December 2, 2009

Claims To Methods Of Managing Bulk E-Mail Distribution To Groups Of Targeted Consumers Obvious Based On “Common Sense”

Federal Circuit affirms grant of summary judgment by the U.S. District Court for the Southern District of Florida, agreeing that the asserted claims for an email distribution system were invalid as based on the application of “common sense.”

Perfect Web Techs., Inc. v. InfoUSA, Inc., No. 2009-1105 (Fed. Cir. Dec. 2, 2009)

Perfect Web Techs. asserted infringement of U.S. Patent No. 6,631,400, which issued from an application filed on April 13, 2000.  Claim 1 was deemed representative:

1. A method for managing bulk e-mail distribution comprising the steps:
(A) matching a target recipient profile with a group of target recipients;
(B) transmitting a set of bulk e-mails to said target recipients in said matched group;
(C) calculating a quantity of e-mails in said set of bulk e-mails which have been successfully received by said target recipients; and,
(D) if said calculated quantity does not exceed a prescribed minimum quantity of successfully received e-mails, repeating steps (A)-(C) until said calculated quantity exceeds said prescribed minimum quantity.

On InfoUSA’s motion for summary judgment, the District Judge concluded that (a) claim 1 would have been obvious because steps (A)–(C) appear in the prior art and step (D) “would have been obvious to virtually anyone”, (b) claim 1 was anticipated under 35 U.S.C. § 102(b) by prior art, and (c) claim 1 does not constitute patentable subject matter under 35 U.S.C. §101 because it was “merely a series of algorithms.”

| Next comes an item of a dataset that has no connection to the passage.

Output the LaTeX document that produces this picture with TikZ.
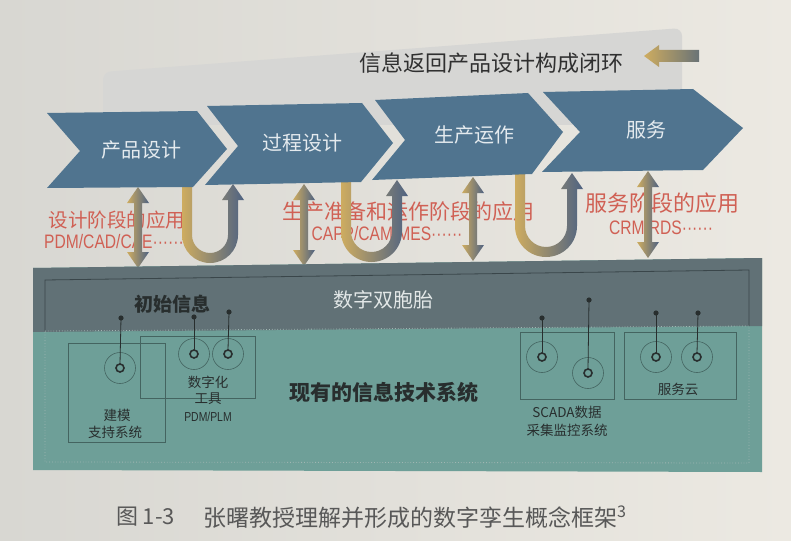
\documentclass[tikz,border=0pt]{standalone}
\usepackage{fontspec}
\setmainfont{Liberation Sans}
\newfontfamily\cjk{Noto Sans CJK SC}
\newfontfamily\narrow[FakeStretch=0.8]{Liberation Sans}
\definecolor{bgL}{RGB}{216,215,210}
\definecolor{bgR}{RGB}{236,233,226}
\definecolor{panelc}{RGB}{214,214,212}
\definecolor{chev}{RGB}{80,116,143}
\definecolor{chevtext}{RGB}{228,234,238}
\definecolor{agold}{RGB}{206,172,96}
\definecolor{ablue}{RGB}{78,98,130}
\definecolor{agrey}{RGB}{105,115,118}
\definecolor{redl}{RGB}{208,96,84}
\definecolor{slate}{RGB}{97,113,118}
\definecolor{slateline}{RGB}{58,70,74}
\definecolor{teal}{RGB}{110,159,152}
\definecolor{tealline}{RGB}{68,100,96}
\definecolor{dotline}{RGB}{160,182,178}
\definecolor{darktext}{RGB}{40,46,46}
\definecolor{titlec}{RGB}{48,48,48}
\definecolor{capc}{RGB}{88,88,88}
\definecolor{twintext}{RGB}{226,231,231}
\newcommand\myfs[1]{\fontsize{#1}{#1}\selectfont}
% U-shaped arrow: #1 xL, #2 xR, #3 top of left arm, #4 bottom (outer), #5 tip y
\newcommand\uarr[5]{%
 \pgfmathsetmacro\uXc{(#1+#2)/2}%
 \pgfmathsetmacro\uRo{(#2-#1)/2+5}%
 \pgfmathsetmacro\uRi{(#2-#1)/2-5}%
 \pgfmathsetmacro\uYc{#4-\uRo}%
 \pgfmathsetmacro\uKo{0.5523*\uRo}%
 \pgfmathsetmacro\uKi{0.5523*\uRi}%
 \pgfmathsetmacro\uYi{\uYc+\uRi}%
 \pgfmathsetmacro\uHb{#5+16}%
 \shade[ushade] (#1-5,#3) -- (#1-5,\uYc)
   .. controls (#1-5,\uYc+\uKo) and (\uXc-\uKo,#4) .. (\uXc,#4)
   .. controls (\uXc+\uKo,#4) and (#2+5,\uYc+\uKo) .. (#2+5,\uYc)
   -- (#2+5,\uHb) -- (#2+11,\uHb) -- (#2,#5) -- (#2-11,\uHb) -- (#2-5,\uHb)
   -- (#2-5,\uYc)
   .. controls (#2-5,\uYc+\uKi) and (\uXc+\uKi,\uYi) .. (\uXc,\uYi)
   .. controls (\uXc-\uKi,\uYi) and (#1+5,\uYc+\uKi) .. (#1+5,\uYc)
   -- (#1+5,#3) -- cycle;}
% double arrow: #1 x, #2 top tip, #3 bottom tip
\newcommand\darr[3]{%
 \shade[ushade] (#1,#2) -- (#1+11,#2+16) -- (#1+4,#2+16) -- (#1+4,#3-16)
   -- (#1+11,#3-16) -- (#1,#3) -- (#1-11,#3-16) -- (#1-4,#3-16)
   -- (#1-4,#2+16) -- (#1-11,#2+16) -- cycle;}
\begin{document}
\begin{tikzpicture}[x=1pt,y=-1pt,
  every node/.style={inner sep=0pt,outer sep=0pt},
  ushade/.style={left color=agold,right color=ablue},
  chevron/.style={fill=chev},
  chevlab/.style={font=\cjk\myfs{20},text=chevtext},
  redcn/.style={text=redl},
  redlat/.style={text=redl,font=\narrow\myfs{19.5}},
  sysbox/.style={draw=tealline,line width=0.7pt},
  ring/.style={circle,draw=tealline,line width=0.6pt,minimum size=31pt},
  hub/.style={circle,draw=darktext,line width=1.6pt,minimum size=8pt},
  pinline/.style={draw=darktext,line width=0.8pt},
  pinhead/.style={fill=darktext},
  boxlab/.style={font=\cjk\myfs{13.5},text=darktext}]
\useasboundingbox (0,0) rectangle (791,540);
% background page
\shade[left color=bgL,right color=bgR] (0,0) rectangle (791,540);
% grey panel
\fill[panelc,rounded corners=8pt] (103,72) -- (682,28) -- (682,125) -- (103,125) -- cycle;
% title and arrow
\node[font=\cjk\myfs{22},text=titlec] (title) at (491,63) {信息返回产品设计构成闭环};
\shade[left color=agold,right color=agrey] (644,56) -- (659,45) -- (659,50) -- (699,50)
  -- (699,62) -- (659,62) -- (659,67) -- cycle;
% red labels
\node[redcn,font=\cjk\myfs{19.5}] (l1a) at (117,220) {设计阶段的应用};
\node[redlat] (l1b) at (114,242) {PDM/CAD/CAE······};
\node[redcn,font=\cjk\myfs{21}] (l2a) at (408,212) {生产准备和运作阶段的应用};
\node[redlat] (l2b) at (387,234) {CAPP/CAM/MES······};
\node[redcn,font=\cjk\myfs{22}] (l3a) at (662,203) {服务阶段的应用};
\node[redlat] (l3b) at (661,228) {CRM/RDS······};
% arrows
\darr{138}{187}{268}
\darr{304}{184}{266}
\darr{473}{177}{261}
\darr{648}{171}{258}
\uarr{187}{233}{178}{263}{184}
\uarr{346}{397}{175}{262}{180}
\uarr{520}{572}{168}{257}{173}
% chevrons
\fill[chevron] (47,113) -- (197,111) -- (227,149) -- (193,187) -- (47,188) -- (80,151) -- cycle;
\fill[chevron] (207,106) -- (362,103) -- (393,143) -- (361,182) -- (205,185) -- (238,146) -- cycle;
\fill[chevron] (375,100) -- (528,93) -- (563,132) -- (532,174) -- (372,180) -- (405,140) -- cycle;
\fill[chevron] (543,92) -- (693,89) -- (743,128) -- (703,170) -- (542,172) -- (580,132) -- cycle;
\node[chevlab] (c1) at (141,150) {产品设计};
\node[chevlab] (c2) at (302,143) {过程设计};
\node[chevlab] (c3) at (474,135) {生产运作};
\node[chevlab] (c4) at (646,130) {服务};
% band
\fill[teal] (33,268) -- (762,258) -- (762,472) -- (33,470) -- cycle;
\fill[slate] (33,268) -- (762,258) -- (762,326) -- (33,332) -- cycle;
\draw[slateline,line width=0.8pt] (45,331) -- (45,280) -- (749,270) -- (749,326);
\draw[dotline,line width=0.8pt,dotted] (45,331) -- (749,326) -- (749,463) -- (45,462) -- cycle;
\node[font=\cjk\bfseries\myfs{19},text=darktext] (init) at (172,304) {初始信息};
\node[font=\cjk\myfs{20},text=twintext] (twin) at (383,300) {数字双胞胎};
\node[font=\cjk\bfseries\myfs{21},text=darktext] (its) at (384,392) {现有的信息技术系统};
% sub-boxes
\draw[sysbox] (68,343) rectangle (165,442);
\draw[sysbox] (140,336) rectangle (255,398);
\draw[sysbox] (520,332) rectangle (614,399);
\draw[sysbox] (624,332) rectangle (736,399);
% rings and pins
\foreach \n/\cx/\cy/\px/\py in {a/120/368/121/318, b/194/354/194/317, c/228/354/229/312,
   d/542/357/542/318, e/588/373/589/300, f/656/357/656/313, g/697/357/698/313}{
  \node[ring] (ring\n) at (\cx,\cy) {};
  \node[hub] (hub\n) at (\cx,\cy) {};
  \coordinate (pin\n) at (\px,\py);
  \draw[pinline] (hub\n.north) -- (pin\n);
  \fill[pinhead] (pin\n) circle (2.6pt);
}
\node[boxlab] (t1a) at (117,415) {建模};
\node[boxlab] (t1b) at (115,432) {支持系统};
\node[boxlab] (t2a) at (208,382) {数字化};
\node[boxlab] (t2b) at (208,399) {工具};
\node[font=\narrow\myfs{13},text=darktext] (t2c) at (208,417) {PDM/PLM};
\node[boxlab] (t3a) at (567,412) {SCADA数据};
\node[boxlab] (t3b) at (567,430) {采集监控系统};
\node[boxlab] (t4) at (678,389) {服务云};
% caption
\node[font=\cjk\myfs{22},text=capc,anchor=west] (capn) at (116,517) {图 1-3};
\node[font=\cjk\myfs{23},text=capc,anchor=west] (capt) at (203,517) {张曙教授理解并形成的数字孪生概念框架\textsuperscript{3}};
\end{tikzpicture}
\end{document}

On appeal, the patentee argued that there are factual disputes as to whether “common sense” would have taught step (D), and the long-felt need for the claimed invention.

After noting the obviousness analysis “may include recourse to logic, judgment, and common sense available to the person of ordinary skill that do not necessarily require explication in any reference or expert opinion,” the Federal Circuit also stated that this does not relax the requirement that the Court’s analysis still must be explicit.  In this case, the Federal Circuit felt the invocation of common sense with respect to step (D) was appropriate because, as the District Court explained, it merely involves repeating the previous steps (“a known procedure”) until success is achieved.  Based on similar reasoning, the Federal Circuit also found that step (D) was obvious to try, because, in the words of the Supreme Court in KSR, there were a “finite number of identified, predictable solutions” to the problem step (D) rectifies.

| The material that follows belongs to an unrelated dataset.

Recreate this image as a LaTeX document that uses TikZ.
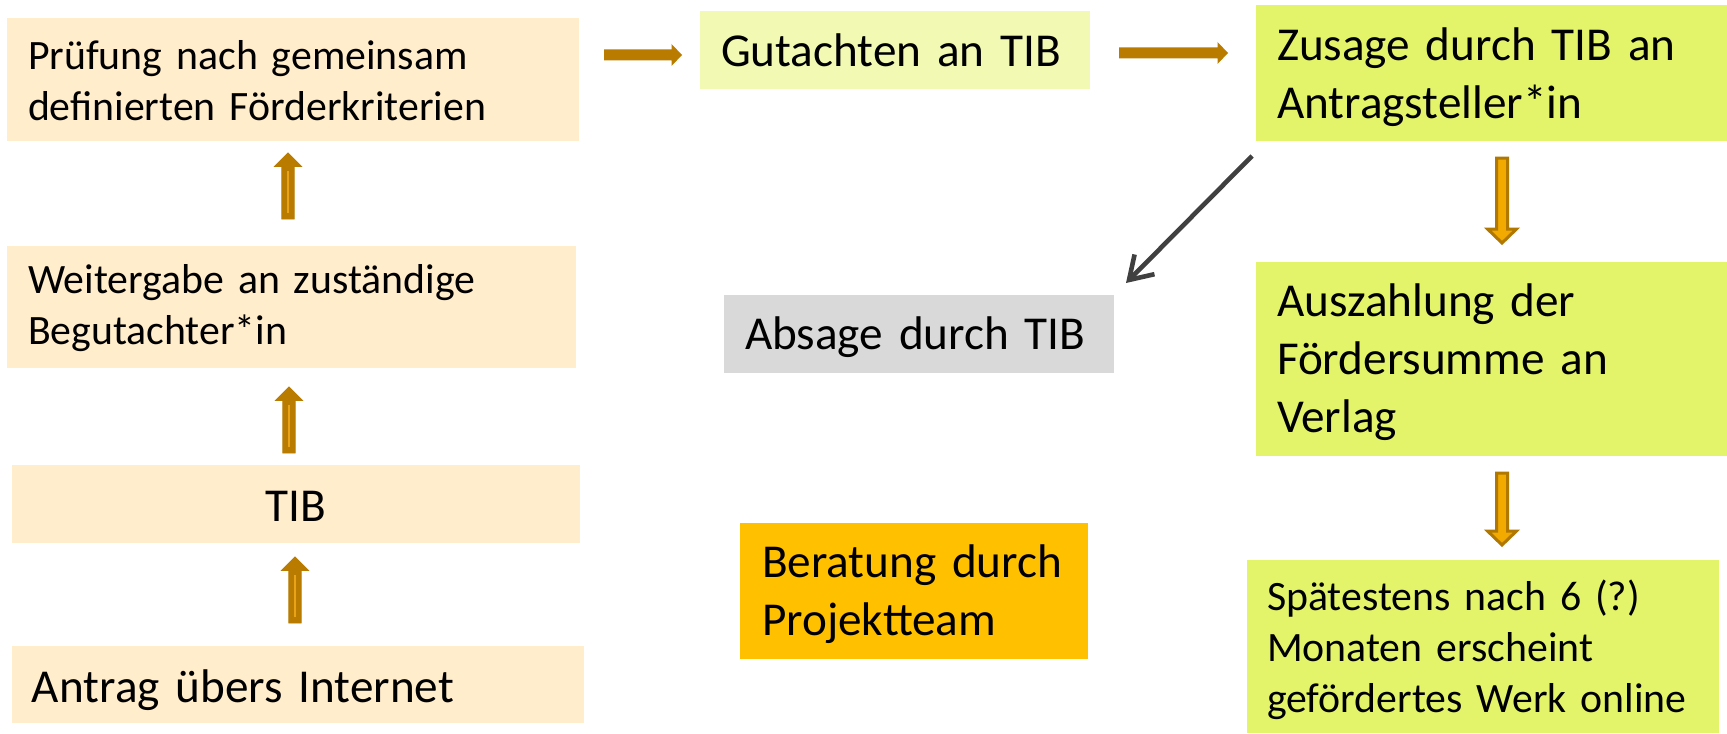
\documentclass[tikz,border=0pt]{standalone}
\usepackage{fontspec}
\setmainfont{Carlito}
\usetikzlibrary{calc,arrows.meta}
\definecolor{peach}{HTML}{FFEDCB}
\definecolor{paleyel}{HTML}{F1F9B3}
\definecolor{limey}{HTML}{E4F46A}
\definecolor{greybox}{HTML}{D9D9D9}
\definecolor{amber}{HTML}{FFC000}
\definecolor{gold}{HTML}{B97B00}
\definecolor{goldlight}{HTML}{E8A416}
\definecolor{goldedge}{HTML}{B07800}
\definecolor{orangefill}{HTML}{F2A900}
\definecolor{darkline}{HTML}{404040}
\newcommand\smallf{\fontsize{20.9pt}{25.5pt}\selectfont}
\newcommand\largef{\fontsize{23.6pt}{29pt}\selectfont}
\newcommand\myblockarrow[6]{%
  \coordinate (ba-s) at #2;
  \coordinate (ba-e) at #3;
  \coordinate (ba-h) at ($(ba-e)!#6!(ba-s)$);
  \path[#1] ($(ba-s)!#4!90:(ba-e)$) -- ($(ba-h)!#4!-90:(ba-s)$) -- ($(ba-h)!#5!-90:(ba-s)$) -- (ba-e) -- ($(ba-h)!#5!90:(ba-s)$) -- ($(ba-h)!#4!90:(ba-s)$) -- ($(ba-s)!#4!-90:(ba-e)$) -- cycle;
}
\begin{document}
\begin{tikzpicture}[x=0.5pt,y=-0.5pt,
  box/.style={anchor=north west, inner xsep=10.5pt, inner ysep=0pt, outer sep=0pt, align=left},
  lower/.style={execute at begin node={\rule{0pt}{#1}}},
  harrow/.style={fill=gold},
  uparrow/.style={fill=gold, draw=gold, line width=0.4pt},
  uplight/.style={draw=goldlight, line width=0.6pt},
  downarrow/.style={fill=orangefill, draw=goldedge, line width=1.5pt, line join=miter},
  diag/.style={draw=darkline, line width=2.3pt, -{Straight Barb[length=11pt,width=14pt]}}]
\fill[white] (0,0) rectangle (1727,733);
\useasboundingbox (0,0) rectangle (1727,733);
% left column
\node[box, fill=peach, font=\smallf, lower=16pt, minimum height=61.5pt, text width=265pt] (pruef) at (7,18) {Prüfung nach gemeinsam\\definierten Förderkriterien};
\node[box, fill=peach, font=\smallf, lower=16pt, minimum height=61pt, text width=263.5pt] (weiter) at (7,246) {Weitergabe an zuständige\\Begutachter*in};
\node[box, fill=peach, font=\largef, lower=17.2pt, minimum height=39pt, text width=263pt, align=center] (tib) at (12,465) {TIB};
\node[box, fill=peach, font=\largef, lower=22pt, inner xsep=10pt, minimum height=38.5pt, text width=266pt] (antrag) at (12,646) {Antrag übers Internet};
% middle column
\node[box, fill=paleyel, font=\largef, minimum height=39pt, text width=174pt] (gut) at (700,11) {Gutachten an TIB};
\node[box, fill=greybox, font=\largef, lower=19.5pt, minimum height=39pt, text width=174pt] (absage) at (724,295) {Absage durch TIB};
\node[box, fill=amber, font=\largef, lower=19.5pt, inner xsep=11pt, minimum height=68pt, text width=152pt] (berat) at (740,523) {Beratung durch\\Projektteam};
% right column
\node[box, fill=limey, font=\largef, lower=20.5pt, minimum height=68pt, text width=214.5pt] (zus) at (1256,5) {Zusage durch TIB an\\Antragsteller*in};
\node[box, fill=limey, font=\largef, lower=19.5pt, minimum height=97pt, text width=214.5pt] (ausz) at (1256,262) {Auszahlung der\\Fördersumme an\\Verlag};
\node[box, fill=limey, font=\smallf, lower=18.5pt, inner xsep=10pt, minimum height=86.5pt, text width=216pt] (spaet) at (1247,560) {Spätestens nach 6 (?)\\Monaten erscheint\\gefördertes Werk online};
% horizontal arrows
\myblockarrow{harrow}{($(pruef.east |- gut.west)+(25,5)$)}{($(gut.west)+(-18,5)$)}{2.75pt}{5.5pt}{5.25pt}
\myblockarrow{harrow}{($(gut.east)+(29,3)$)}{($(zus.west |- gut.east)+(-28,3)$)}{2.75pt}{5.5pt}{5.25pt}
% up arrows
\coordinate (u1s) at ($(weiter.north)+(-3.5,-27)$);
\coordinate (u1e) at ($(u1s |- pruef.south)+(0,12)$);
\myblockarrow{uparrow}{(u1s)}{(u1e)}{3.1pt}{6.75pt}{6.75pt}
\draw[uplight] ($(u1s)+(0,-6)$) -- ($(u1e)+(0,18)$);
\coordinate (u2s) at ($(tib.north)+(-7,-12)$);
\coordinate (u2e) at ($(u2s |- weiter.south)+(0,19)$);
\myblockarrow{uparrow}{(u2s)}{(u2e)}{3.1pt}{6.75pt}{6.75pt}
\draw[uplight] ($(u2s)+(0,-6)$) -- ($(u2e)+(0,18)$);
\coordinate (u3s) at ($(antrag.north)+(-3,-23)$);
\coordinate (u3e) at ($(u3s |- tib.south)+(0,14)$);
\myblockarrow{uparrow}{(u3s)}{(u3e)}{3.1pt}{6.75pt}{6.75pt}
\draw[uplight] ($(u3s)+(0,-6)$) -- ($(u3e)+(0,18)$);
% down arrows
\coordinate (d1s) at ($(zus.south)+(10.5,17)$);
\coordinate (d1e) at ($(d1s |- ausz.north)+(0,-19)$);
\myblockarrow{downarrow}{(d1s)}{(d1e)}{2.75pt}{7.25pt}{7pt}
\coordinate (d2s) at ($(ausz.south)+(10.5,17)$);
\coordinate (d2e) at ($(d2s |- spaet.north)+(0,-15)$);
\myblockarrow{downarrow}{(d2s)}{(d2e)}{2.75pt}{7.25pt}{7pt}
% rejection arrow
\draw[diag] ($(zus.south west)+(-4,15)$) -- ($(absage.north east)+(12,-12)$);
\end{tikzpicture}
\end{document}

Finally, the Federal Circuit rejected the argument that the claims met the long-felt need for an efficient bulk email system.  First, there was insufficient evidence as to how long this “need” had been felt.  Second, the evidence failed to show how the claims met this need.  Accordingly, the patentee’s arguments failed to raise a genuine issue of material fact.

Based on its finding of obviousness, the Federal Circuit did not address the issues of whether the asserted claims were anticipated or directed to unpatentable subject matter.